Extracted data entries
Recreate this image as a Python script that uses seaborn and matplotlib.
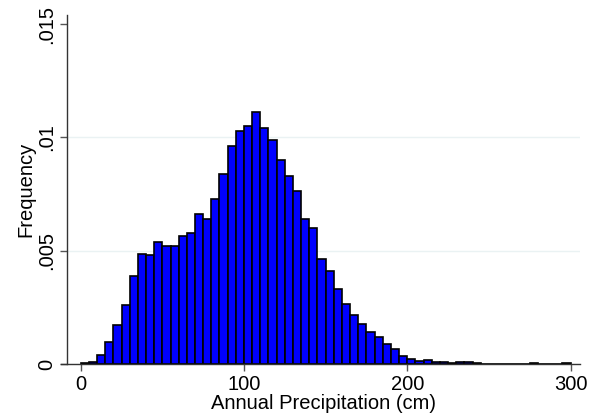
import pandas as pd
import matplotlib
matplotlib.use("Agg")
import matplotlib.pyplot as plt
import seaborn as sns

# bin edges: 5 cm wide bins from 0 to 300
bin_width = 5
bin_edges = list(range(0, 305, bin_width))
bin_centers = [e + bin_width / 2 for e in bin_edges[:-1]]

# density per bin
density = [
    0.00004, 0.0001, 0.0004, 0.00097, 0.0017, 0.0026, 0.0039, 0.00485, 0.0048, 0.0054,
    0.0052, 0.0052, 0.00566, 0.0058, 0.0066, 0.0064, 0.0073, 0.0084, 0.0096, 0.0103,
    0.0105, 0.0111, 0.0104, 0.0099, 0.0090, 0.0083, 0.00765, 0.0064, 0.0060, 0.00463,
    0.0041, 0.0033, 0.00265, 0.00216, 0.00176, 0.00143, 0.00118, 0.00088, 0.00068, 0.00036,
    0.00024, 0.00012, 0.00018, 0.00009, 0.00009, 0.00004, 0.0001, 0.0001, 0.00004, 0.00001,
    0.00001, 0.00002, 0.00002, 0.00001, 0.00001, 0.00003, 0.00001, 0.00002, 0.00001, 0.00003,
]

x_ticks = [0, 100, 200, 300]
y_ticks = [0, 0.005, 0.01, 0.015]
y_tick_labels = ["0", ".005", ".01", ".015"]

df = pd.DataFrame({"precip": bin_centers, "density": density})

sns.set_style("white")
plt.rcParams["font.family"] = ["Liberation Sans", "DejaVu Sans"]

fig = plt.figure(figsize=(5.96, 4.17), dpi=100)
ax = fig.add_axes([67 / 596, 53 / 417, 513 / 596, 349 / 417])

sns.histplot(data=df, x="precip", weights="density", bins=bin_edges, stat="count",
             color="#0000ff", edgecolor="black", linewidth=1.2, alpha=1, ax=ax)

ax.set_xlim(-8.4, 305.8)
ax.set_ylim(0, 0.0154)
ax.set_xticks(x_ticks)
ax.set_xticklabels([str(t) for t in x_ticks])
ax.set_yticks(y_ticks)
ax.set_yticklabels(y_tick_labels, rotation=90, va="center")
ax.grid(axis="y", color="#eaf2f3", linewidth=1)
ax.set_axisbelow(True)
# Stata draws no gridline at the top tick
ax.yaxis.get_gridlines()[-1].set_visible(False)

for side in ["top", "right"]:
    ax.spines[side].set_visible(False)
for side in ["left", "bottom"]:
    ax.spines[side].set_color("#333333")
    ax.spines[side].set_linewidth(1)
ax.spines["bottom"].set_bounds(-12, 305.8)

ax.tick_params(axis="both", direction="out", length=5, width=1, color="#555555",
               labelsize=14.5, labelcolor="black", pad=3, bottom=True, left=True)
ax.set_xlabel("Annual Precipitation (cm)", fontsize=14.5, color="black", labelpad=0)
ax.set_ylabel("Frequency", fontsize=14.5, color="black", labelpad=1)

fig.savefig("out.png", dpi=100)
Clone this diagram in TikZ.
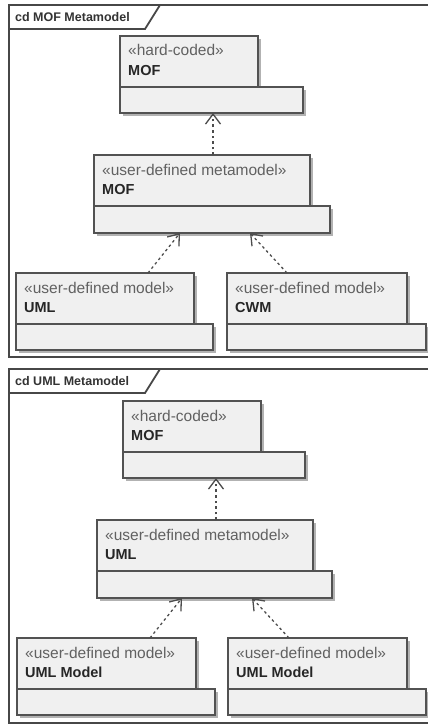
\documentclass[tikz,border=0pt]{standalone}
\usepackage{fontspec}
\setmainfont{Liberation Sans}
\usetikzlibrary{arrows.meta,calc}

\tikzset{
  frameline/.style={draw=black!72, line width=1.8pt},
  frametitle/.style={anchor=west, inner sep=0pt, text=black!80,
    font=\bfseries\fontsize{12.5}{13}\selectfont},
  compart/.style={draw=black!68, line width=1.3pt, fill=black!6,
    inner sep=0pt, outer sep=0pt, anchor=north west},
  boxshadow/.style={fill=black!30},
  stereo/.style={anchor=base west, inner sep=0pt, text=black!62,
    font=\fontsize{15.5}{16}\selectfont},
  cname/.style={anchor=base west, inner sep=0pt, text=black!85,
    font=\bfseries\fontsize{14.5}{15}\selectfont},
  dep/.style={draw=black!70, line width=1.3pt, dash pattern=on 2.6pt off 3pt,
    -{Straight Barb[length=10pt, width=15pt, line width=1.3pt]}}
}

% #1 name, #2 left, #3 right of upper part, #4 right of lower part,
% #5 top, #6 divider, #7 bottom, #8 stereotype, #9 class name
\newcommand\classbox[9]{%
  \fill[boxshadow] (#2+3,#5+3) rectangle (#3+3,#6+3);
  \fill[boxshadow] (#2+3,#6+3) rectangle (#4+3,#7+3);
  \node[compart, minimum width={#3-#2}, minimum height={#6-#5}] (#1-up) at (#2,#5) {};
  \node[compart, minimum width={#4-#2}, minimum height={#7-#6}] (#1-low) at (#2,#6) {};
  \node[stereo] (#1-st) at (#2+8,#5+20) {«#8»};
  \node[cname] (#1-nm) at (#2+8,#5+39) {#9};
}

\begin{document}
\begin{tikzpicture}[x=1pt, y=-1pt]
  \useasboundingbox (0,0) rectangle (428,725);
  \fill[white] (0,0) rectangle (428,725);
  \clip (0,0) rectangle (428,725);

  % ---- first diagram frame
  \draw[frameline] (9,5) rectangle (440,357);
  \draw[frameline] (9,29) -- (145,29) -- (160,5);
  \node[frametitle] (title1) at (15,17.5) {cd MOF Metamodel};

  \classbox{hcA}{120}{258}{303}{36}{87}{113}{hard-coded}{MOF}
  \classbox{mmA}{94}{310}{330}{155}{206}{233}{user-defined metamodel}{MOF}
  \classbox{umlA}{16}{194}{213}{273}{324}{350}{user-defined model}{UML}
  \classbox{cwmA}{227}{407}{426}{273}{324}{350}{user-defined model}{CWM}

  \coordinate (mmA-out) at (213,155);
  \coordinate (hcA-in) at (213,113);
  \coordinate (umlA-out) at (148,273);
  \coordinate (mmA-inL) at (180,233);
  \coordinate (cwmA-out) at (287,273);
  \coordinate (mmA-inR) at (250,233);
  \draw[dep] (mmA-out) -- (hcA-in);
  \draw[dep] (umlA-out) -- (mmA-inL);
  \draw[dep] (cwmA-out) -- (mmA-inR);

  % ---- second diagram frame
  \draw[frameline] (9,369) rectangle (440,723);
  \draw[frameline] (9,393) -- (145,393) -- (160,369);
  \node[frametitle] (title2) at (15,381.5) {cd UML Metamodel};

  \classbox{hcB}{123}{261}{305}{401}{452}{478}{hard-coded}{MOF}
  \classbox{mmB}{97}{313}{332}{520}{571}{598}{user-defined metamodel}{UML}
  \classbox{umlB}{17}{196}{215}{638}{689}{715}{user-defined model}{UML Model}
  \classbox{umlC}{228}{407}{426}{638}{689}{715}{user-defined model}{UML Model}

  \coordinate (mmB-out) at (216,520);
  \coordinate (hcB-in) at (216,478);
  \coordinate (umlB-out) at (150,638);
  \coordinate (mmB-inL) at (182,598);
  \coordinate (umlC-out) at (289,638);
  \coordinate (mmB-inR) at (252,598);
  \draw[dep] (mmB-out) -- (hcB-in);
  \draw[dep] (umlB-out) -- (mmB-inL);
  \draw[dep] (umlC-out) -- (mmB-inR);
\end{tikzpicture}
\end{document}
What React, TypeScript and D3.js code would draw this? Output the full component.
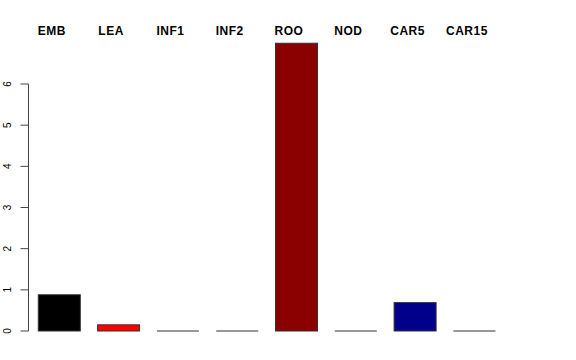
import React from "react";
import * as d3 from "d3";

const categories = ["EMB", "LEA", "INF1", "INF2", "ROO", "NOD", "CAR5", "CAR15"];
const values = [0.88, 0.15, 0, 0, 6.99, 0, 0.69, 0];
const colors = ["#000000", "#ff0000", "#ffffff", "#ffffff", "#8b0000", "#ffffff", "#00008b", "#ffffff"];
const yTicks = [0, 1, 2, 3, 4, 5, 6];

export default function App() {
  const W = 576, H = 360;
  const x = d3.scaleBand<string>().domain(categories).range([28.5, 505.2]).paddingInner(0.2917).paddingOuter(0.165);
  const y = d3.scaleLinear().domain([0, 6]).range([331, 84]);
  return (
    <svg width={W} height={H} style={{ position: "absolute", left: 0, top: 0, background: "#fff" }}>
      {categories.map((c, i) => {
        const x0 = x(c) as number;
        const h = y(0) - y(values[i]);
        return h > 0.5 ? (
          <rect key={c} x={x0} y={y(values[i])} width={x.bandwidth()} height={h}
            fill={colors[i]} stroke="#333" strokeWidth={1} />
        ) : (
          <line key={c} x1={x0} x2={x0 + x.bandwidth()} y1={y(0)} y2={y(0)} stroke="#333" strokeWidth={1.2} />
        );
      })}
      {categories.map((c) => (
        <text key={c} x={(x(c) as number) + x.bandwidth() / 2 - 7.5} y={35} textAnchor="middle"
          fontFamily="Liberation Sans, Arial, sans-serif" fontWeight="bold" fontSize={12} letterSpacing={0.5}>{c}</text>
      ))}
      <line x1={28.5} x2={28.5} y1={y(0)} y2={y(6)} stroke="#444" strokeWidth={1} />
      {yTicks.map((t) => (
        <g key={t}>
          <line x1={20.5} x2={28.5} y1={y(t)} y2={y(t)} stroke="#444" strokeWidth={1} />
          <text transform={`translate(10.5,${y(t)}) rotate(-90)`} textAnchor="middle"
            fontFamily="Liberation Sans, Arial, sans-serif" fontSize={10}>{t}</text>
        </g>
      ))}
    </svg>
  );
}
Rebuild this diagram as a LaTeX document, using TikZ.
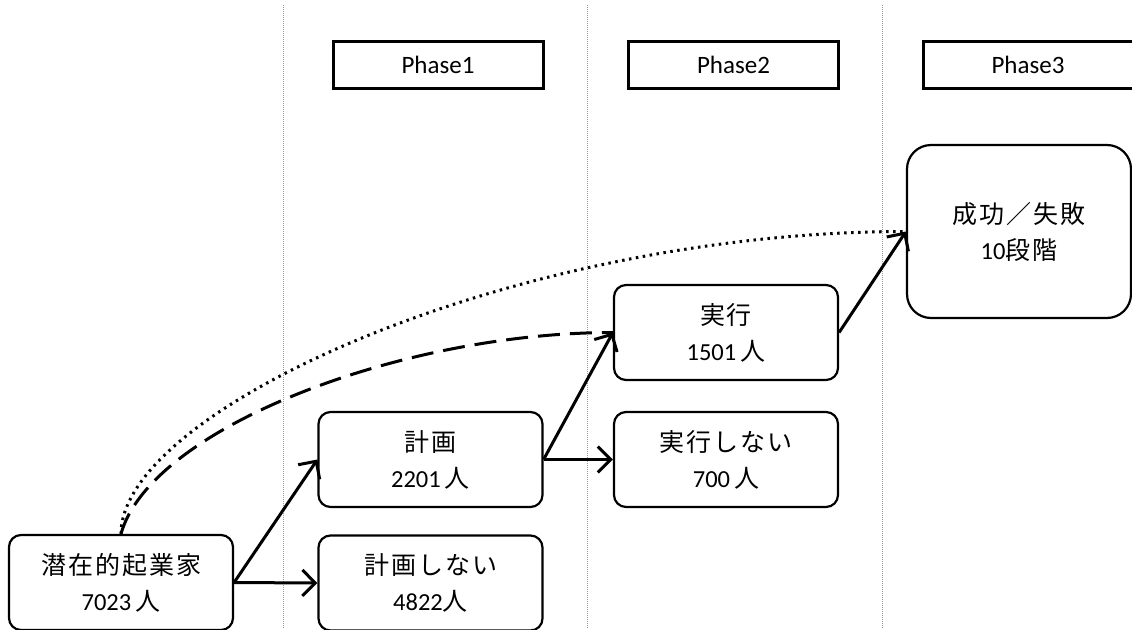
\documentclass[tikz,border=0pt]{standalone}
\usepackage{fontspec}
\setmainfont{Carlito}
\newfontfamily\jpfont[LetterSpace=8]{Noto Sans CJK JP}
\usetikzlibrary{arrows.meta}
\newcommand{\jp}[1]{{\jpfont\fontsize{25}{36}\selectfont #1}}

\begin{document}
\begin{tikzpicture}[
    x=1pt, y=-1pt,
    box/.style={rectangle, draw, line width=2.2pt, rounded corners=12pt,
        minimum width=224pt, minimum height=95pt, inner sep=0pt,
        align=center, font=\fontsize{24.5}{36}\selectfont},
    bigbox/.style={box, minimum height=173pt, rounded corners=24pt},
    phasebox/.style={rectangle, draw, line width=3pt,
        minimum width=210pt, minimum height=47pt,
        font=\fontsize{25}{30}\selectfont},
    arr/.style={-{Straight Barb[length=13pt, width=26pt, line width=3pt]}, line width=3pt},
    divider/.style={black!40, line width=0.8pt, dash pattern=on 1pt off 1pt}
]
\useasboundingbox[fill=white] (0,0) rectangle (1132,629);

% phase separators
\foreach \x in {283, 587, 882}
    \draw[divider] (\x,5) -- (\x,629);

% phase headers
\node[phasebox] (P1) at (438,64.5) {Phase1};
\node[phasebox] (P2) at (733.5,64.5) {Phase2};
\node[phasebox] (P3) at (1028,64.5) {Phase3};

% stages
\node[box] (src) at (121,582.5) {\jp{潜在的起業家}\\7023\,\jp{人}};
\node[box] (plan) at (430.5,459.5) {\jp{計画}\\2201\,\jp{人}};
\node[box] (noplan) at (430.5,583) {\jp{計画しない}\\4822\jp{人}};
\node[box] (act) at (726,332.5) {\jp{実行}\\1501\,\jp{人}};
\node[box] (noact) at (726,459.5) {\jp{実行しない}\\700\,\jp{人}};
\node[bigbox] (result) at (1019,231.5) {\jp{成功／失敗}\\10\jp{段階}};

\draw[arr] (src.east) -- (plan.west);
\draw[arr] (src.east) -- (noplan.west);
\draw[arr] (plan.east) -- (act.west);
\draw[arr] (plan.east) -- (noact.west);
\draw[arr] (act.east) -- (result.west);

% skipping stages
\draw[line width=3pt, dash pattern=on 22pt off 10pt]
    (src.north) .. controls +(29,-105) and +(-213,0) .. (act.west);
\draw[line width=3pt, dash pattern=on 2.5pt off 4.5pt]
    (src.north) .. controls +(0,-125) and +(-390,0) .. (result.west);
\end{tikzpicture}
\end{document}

- [What needs to be done]: Hand back the exact lines from the start of the entries to the line with "bin_centers = [e", both ends kept and pictures left out.

- [Output of the task]:
Recreate this image as a Python script that uses seaborn and matplotlib.
import pandas as pd
import matplotlib
matplotlib.use("Agg")
import matplotlib.pyplot as plt
import seaborn as sns

# bin edges: 5 cm wide bins from 0 to 300
bin_width = 5
bin_edges = list(range(0, 305, bin_width))
bin_centers = [e + bin_width / 2 for e in bin_edges[:-1]]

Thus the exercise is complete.